Makeshift-house, landmark of farmers protest, makes its way back home

Farmers say building relatable memories for future generations

Society

December 16, 2021

/ By / New Delhi

Makeshift-house, landmark of farmers protest, makes its way back home

Makeshift-house of Jitenderpal Singh and his comrades at Singhu Border (MIG Photos/Varsha Singh)

As protesting farmers withdrew from their protest sites across the country, including at Singhu Border, they took away with them some memorabilia to keep the spirit of the protest with them in order to teach the future generations about the unique protest that forced a strongman like Narendra Modi to backdown after 380 days of agitation.

The 13-month-long peaceful protest against the three farm laws ended only a few days ago, after a full 380 days spent by thousands of farmers on the borders of the national capital, New Delhi. Since the call by the farmers’ unions to suspend the agitation, the farmers have been buys winding up their temporary shelters and loading their belongings to take them back home.

But with feelings and emotions bottled up, it is hard to let go of certain things. They serve as reminders for the experiences one had to go through during the year-long protest. One such emotional attachment is a makeshift abode made of tin, straw and mud. The house that became an icon of the protest also served as a roof overhead for old farmers, to make their stay as comfortable as it could be for someone living on the streets. The house was built, bit by bit and entirely by hands by Jitenderpal Singh and his fellow protestors during the peak summer and has since served as an important meeting ground for many protestors.

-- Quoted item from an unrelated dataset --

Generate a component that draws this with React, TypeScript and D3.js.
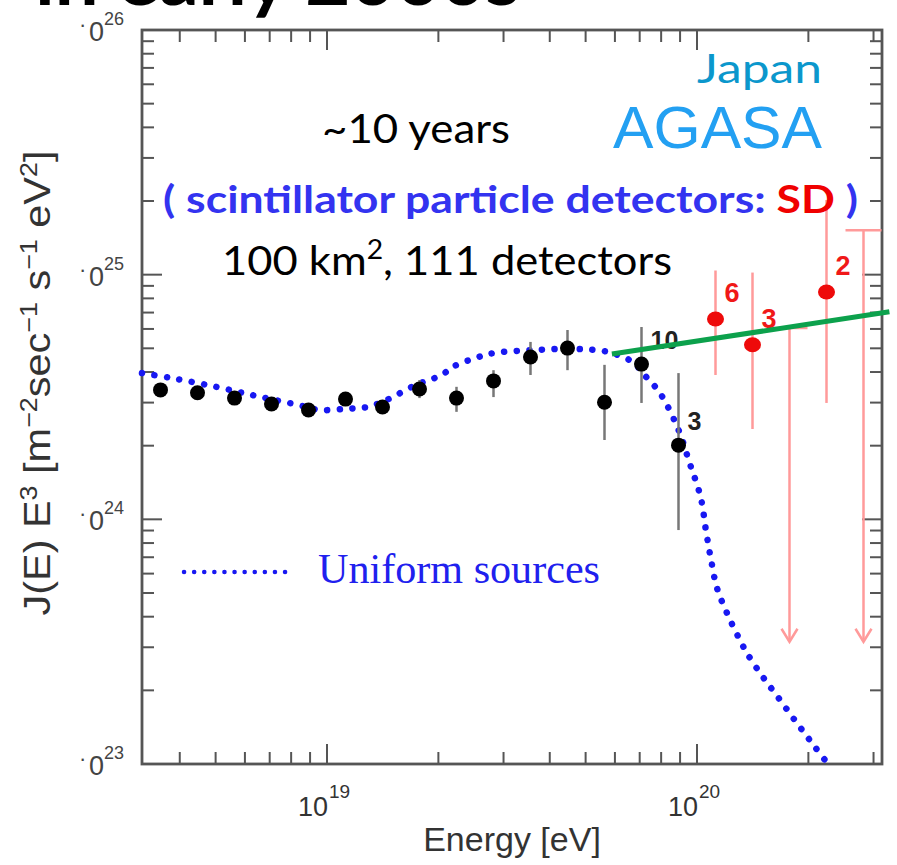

The house which the farmers have called their home for over a year has witnessed a multitude of emotions whether be it of joy, sorrow, sacrifice or loss. The accommodation, even if it was temporary, was nothing short of a full-fledged house equipped with provisions for bathing, cooking, washing clothes and a proper wastewater disposable system.

The farmers living for more than a year in the house beautified it into a home by painting it with beautiful colours and designs that not only carried strong messages linked to the protest but also appealed to the eyes of the onlookers. A small garden was also created by the farmers, adding to the beauty, granting it the appearance of a small bungalow.

Now, with the protest over, at least for now, the farmers are keen to transport this structure back to their village so that it not only constantly reminds them of their struggle and the moments they shared with thousands of strangers, but also so that it can serve as a museum of sorts for the future generations about this unique protest.

“A lot of feelings are attached with this home. We have lived in this house, eaten inside it. We will take it with us for our future generations,” Jitenderpal Singh tells Media India Group.

Singh further adds that this will serve as a visual symbol impacting the upcoming generations deeply. “If we tell a story it impacts the listener, but if the listener sees a specimen it gives the onlooker a sense of pride. It’s like visiting a museum, seeing a weapon from the ancestors whether it be Maharaja Ranjeet Singh or someone else it gives a sense of history,” Singh adds.

He feels that this house will help future generations in relating with the protest which took place on the streets of Delhi for more than a year and to appreciate what their ancestors underwent for the welfare of the society.

With tremendous amounts of feelings attached to this piece of beauty, Singh and his comrades were unable to leave it behind or tear it down. Since, the house was foundation-less, with the help of a crane they lifted it and placed it on a trailer, carrying it with them as memorabilia and symbol of the protest.

The farmers will put the make-shift abode in their village in Mohali in Punjab for people to perceive it as a monument and generate a sense of respect for the farmers in their hearts.